>>>>>
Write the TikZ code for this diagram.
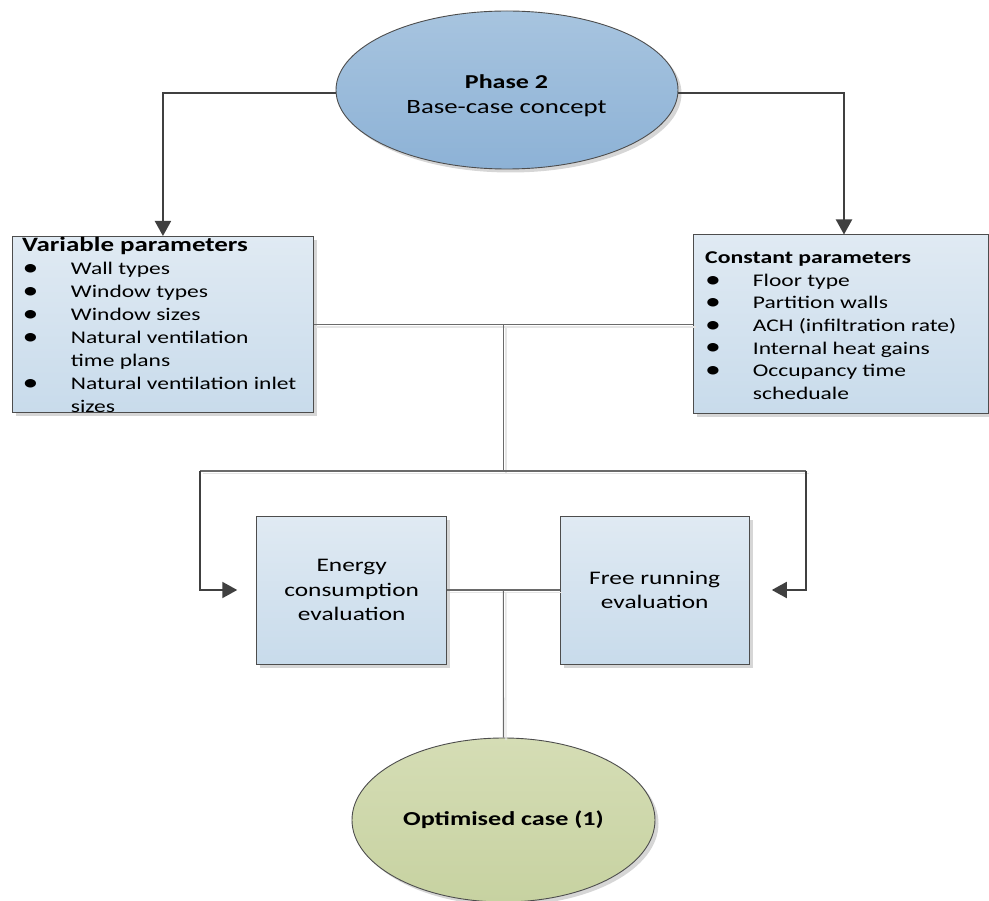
\documentclass[tikz,border=0pt]{standalone}
\usepackage{fontspec}
\usepackage{graphicx}
\setmainfont{Carlito}[FakeStretch=1.32]
\usetikzlibrary{shapes.geometric,arrows.meta,shadows}

\definecolor{edge}{HTML}{4D4D4D}
\definecolor{arrowgray}{HTML}{404040}
\definecolor{conngray}{HTML}{6A6A6A}
\definecolor{boxtop}{HTML}{E0EAF3}
\definecolor{boxbot}{HTML}{C8DBEB}
\definecolor{bluetop}{HTML}{A7C4DF}
\definecolor{bluebot}{HTML}{8DB2D6}
\definecolor{greentop}{HTML}{D5DDB5}
\definecolor{greenbot}{HTML}{C7D2A1}

\newcommand\fsz[2]{\fontsize{#1}{#2}\selectfont}
% bullet column of the parameter lists
\newcommand\bigbul{\raisebox{-0.9pt}{\scalebox{1.35}{\textbullet}}}
\newcommand\itmL{\makebox[48.7pt][l]{\hspace{0.5pt}\bigbul}}
\newcommand\contL{\hspace*{48.7pt}}
\newcommand\itmR{\makebox[47.7pt][l]{\bigbul}}
\newcommand\contR{\hspace*{47.7pt}}

\tikzset{
  softshadow/.style={drop shadow={shadow xshift=3.5pt, shadow yshift=-3.5pt,
      fill=black, opacity=0.16}},
  pbox/.style={draw=edge, line width=0.9pt, top color=boxtop, bottom color=boxbot,
      softshadow, inner sep=0pt, align=center},
  ovalblue/.style={ellipse, draw=edge, line width=0.9pt, top color=bluetop,
      bottom color=bluebot, softshadow, inner sep=0pt},
  ovalgreen/.style={ellipse, draw=edge, line width=0.9pt, top color=greentop,
      bottom color=greenbot, softshadow, inner sep=0pt},
  arrowline/.style={draw=arrowgray, line width=2pt,
      -{Triangle[length=15pt,width=16pt]}},
  conn/.style={draw=conngray, line width=1.1pt,
      preaction={draw=black!10, line width=1.4pt,
        transform canvas={xshift=2.5pt, yshift=-2.5pt}}},
  listtext/.style={anchor=north west, inner sep=0pt, align=left},
}

\begin{document}
\begin{tikzpicture}[x=1pt,y=-1pt]
\useasboundingbox (0,0) rectangle (989,901);
\fill[white] (0,0) rectangle (989,901);

% top ellipse
\node[ovalblue, minimum width=342pt, minimum height=158pt] (phase) at (507,90) {};
\node[anchor=base, inner sep=0pt, font=\bfseries\fsz{19.7}{24}] (phaseT) at (506.5,88.3) {Phase 2};
\node[anchor=base, inner sep=0pt, font=\fsz{20.3}{24}] (baseT) at (506.5,113.3) {Base-case concept};

% parameter boxes
\node[pbox, anchor=north west, minimum width=301pt, minimum height=176.5pt] (var) at (12,236) {};
\node[listtext, font=\fsz{17.8}{22.9}] (varT) at (22,237.2)
  {\rule{0pt}{14.5pt}{\bfseries\fsz{20.4}{22.9}Variable parameters}\\
   \itmL Wall types\\
   \itmL Window types\\
   \itmL Window sizes\\
   \itmL Natural ventilation\\
   \contL time plans\\
   \itmL Natural ventilation inlet\\
   \contL sizes};

\node[pbox, anchor=north west, minimum width=295pt, minimum height=179pt] (con) at (693,234.5) {};
\node[listtext, font=\fsz{17.8}{22.6}] (conT) at (705,249.5)
  {\rule{0pt}{14pt}{\bfseries\fsz{18}{22.6}Constant parameters}\\
   \itmR Floor type\\
   \itmR Partition walls\\
   \itmR ACH (infiltration rate)\\
   \itmR Internal heat gains\\
   \itmR Occupancy time\\
   \contR scheduale};

% evaluation boxes
\node[pbox, minimum width=190pt, minimum height=148pt, font=\fsz{19.2}{24.2}] (energy) at (351.7,590)
  {Energy\\consumption\\evaluation};
\node[pbox, minimum width=189.3pt, minimum height=148pt, font=\fsz{19.2}{23.3}] (free) at (654.7,590)
  {Free running\\evaluation};

% result ellipse
\node[ovalgreen, minimum width=303pt, minimum height=164pt, font=\bfseries\fsz{19.8}{24}] (opt) at (503.5,820)
  {Optimised case (1)};

% junction points
\coordinate (pl) at (336,93.3);
\coordinate (pr) at (678,93.3);
\coordinate (prc) at (844,93.3);
\coordinate (j1) at (503.3,324.3);
\coordinate (j2) at (503.3,471);
\coordinate (bl) at (200,471);
\coordinate (br) at (806,471);
\coordinate (j3) at (503.3,590);

% connectors
\draw[arrowline] (pl) -| (var.north);
\draw[arrowline] (pr) -- (prc) -- (prc |- con.north);
\draw[conn] (var.east) -- (var.east -| con.west);
\draw[conn] (j1) -- (j2);
\draw[conn] (bl) -- (br);
\draw[arrowline] (bl) |- ([xshift=-19pt]energy.west);
\draw[arrowline] (br) |- ([xshift=22pt]free.east);
\draw[conn] (energy.east) -- (free.west);
\draw[conn] (j3) -- (opt.north);
\end{tikzpicture}
\end{document}
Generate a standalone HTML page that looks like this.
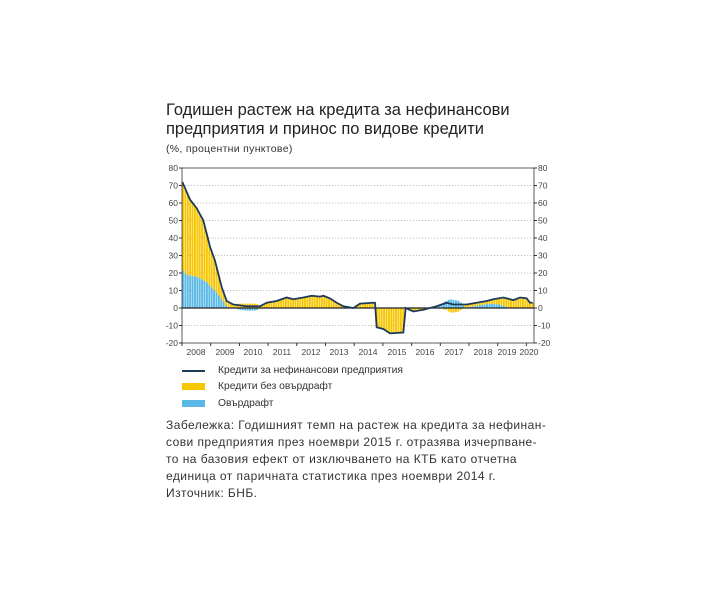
<<<<<
§ **Aim**:
Leave out the pictures and print every line of the data exactly.

§ **Task output**:
Write the TikZ code for this diagram.
\documentclass[tikz,border=0pt]{standalone}
\usepackage{fontspec}
\usepackage{graphicx}
\setmainfont{Carlito}[FakeStretch=1.32]
\usetikzlibrary{shapes.geometric,arrows.meta,shadows}

\definecolor{edge}{HTML}{4D4D4D}
\definecolor{arrowgray}{HTML}{404040}
\definecolor{conngray}{HTML}{6A6A6A}
\definecolor{boxtop}{HTML}{E0EAF3}
\definecolor{boxbot}{HTML}{C8DBEB}
\definecolor{bluetop}{HTML}{A7C4DF}
\definecolor{bluebot}{HTML}{8DB2D6}
\definecolor{greentop}{HTML}{D5DDB5}
\definecolor{greenbot}{HTML}{C7D2A1}

\newcommand\fsz[2]{\fontsize{#1}{#2}\selectfont}
% bullet column of the parameter lists
\newcommand\bigbul{\raisebox{-0.9pt}{\scalebox{1.35}{\textbullet}}}
\newcommand\itmL{\makebox[48.7pt][l]{\hspace{0.5pt}\bigbul}}
\newcommand\contL{\hspace*{48.7pt}}
\newcommand\itmR{\makebox[47.7pt][l]{\bigbul}}
\newcommand\contR{\hspace*{47.7pt}}

\tikzset{
  softshadow/.style={drop shadow={shadow xshift=3.5pt, shadow yshift=-3.5pt,
      fill=black, opacity=0.16}},
  pbox/.style={draw=edge, line width=0.9pt, top color=boxtop, bottom color=boxbot,
      softshadow, inner sep=0pt, align=center},
  ovalblue/.style={ellipse, draw=edge, line width=0.9pt, top color=bluetop,
      bottom color=bluebot, softshadow, inner sep=0pt},
  ovalgreen/.style={ellipse, draw=edge, line width=0.9pt, top color=greentop,
      bottom color=greenbot, softshadow, inner sep=0pt},
  arrowline/.style={draw=arrowgray, line width=2pt,
      -{Triangle[length=15pt,width=16pt]}},
  conn/.style={draw=conngray, line width=1.1pt,
      preaction={draw=black!10, line width=1.4pt,
        transform canvas={xshift=2.5pt, yshift=-2.5pt}}},
  listtext/.style={anchor=north west, inner sep=0pt, align=left},
}

\begin{document}
\begin{tikzpicture}[x=1pt,y=-1pt]
\useasboundingbox (0,0) rectangle (989,901);
\fill[white] (0,0) rectangle (989,901);

% top ellipse
\node[ovalblue, minimum width=342pt, minimum height=158pt] (phase) at (507,90) {};
\node[anchor=base, inner sep=0pt, font=\bfseries\fsz{19.7}{24}] (phaseT) at (506.5,88.3) {Phase 2};
\node[anchor=base, inner sep=0pt, font=\fsz{20.3}{24}] (baseT) at (506.5,113.3) {Base-case concept};

% parameter boxes
\node[pbox, anchor=north west, minimum width=301pt, minimum height=176.5pt] (var) at (12,236) {};
\node[listtext, font=\fsz{17.8}{22.9}] (varT) at (22,237.2)
  {\rule{0pt}{14.5pt}{\bfseries\fsz{20.4}{22.9}Variable parameters}\\
   \itmL Wall types\\
   \itmL Window types\\
   \itmL Window sizes\\
   \itmL Natural ventilation\\
   \contL time plans\\
   \itmL Natural ventilation inlet\\
   \contL sizes};

\node[pbox, anchor=north west, minimum width=295pt, minimum height=179pt] (con) at (693,234.5) {};
\node[listtext, font=\fsz{17.8}{22.6}] (conT) at (705,249.5)
  {\rule{0pt}{14pt}{\bfseries\fsz{18}{22.6}Constant parameters}\\
   \itmR Floor type\\
   \itmR Partition walls\\
   \itmR ACH (infiltration rate)\\
   \itmR Internal heat gains\\
   \itmR Occupancy time\\
   \contR scheduale};

% evaluation boxes
\node[pbox, minimum width=190pt, minimum height=148pt, font=\fsz{19.2}{24.2}] (energy) at (351.7,590)
  {Energy\\consumption\\evaluation};
\node[pbox, minimum width=189.3pt, minimum height=148pt, font=\fsz{19.2}{23.3}] (free) at (654.7,590)
  {Free running\\evaluation};

% result ellipse
\node[ovalgreen, minimum width=303pt, minimum height=164pt, font=\bfseries\fsz{19.8}{24}] (opt) at (503.5,820)
  {Optimised case (1)};

% junction points
\coordinate (pl) at (336,93.3);
\coordinate (pr) at (678,93.3);
\coordinate (prc) at (844,93.3);
\coordinate (j1) at (503.3,324.3);
\coordinate (j2) at (503.3,471);
\coordinate (bl) at (200,471);
\coordinate (br) at (806,471);
\coordinate (j3) at (503.3,590);

% connectors
\draw[arrowline] (pl) -| (var.north);
\draw[arrowline] (pr) -- (prc) -- (prc |- con.north);
\draw[conn] (var.east) -- (var.east -| con.west);
\draw[conn] (j1) -- (j2);
\draw[conn] (bl) -- (br);
\draw[arrowline] (bl) |- ([xshift=-19pt]energy.west);
\draw[arrowline] (br) |- ([xshift=22pt]free.east);
\draw[conn] (energy.east) -- (free.west);
\draw[conn] (j3) -- (opt.north);
\end{tikzpicture}
\end{document}
Generate a standalone HTML page that looks like this.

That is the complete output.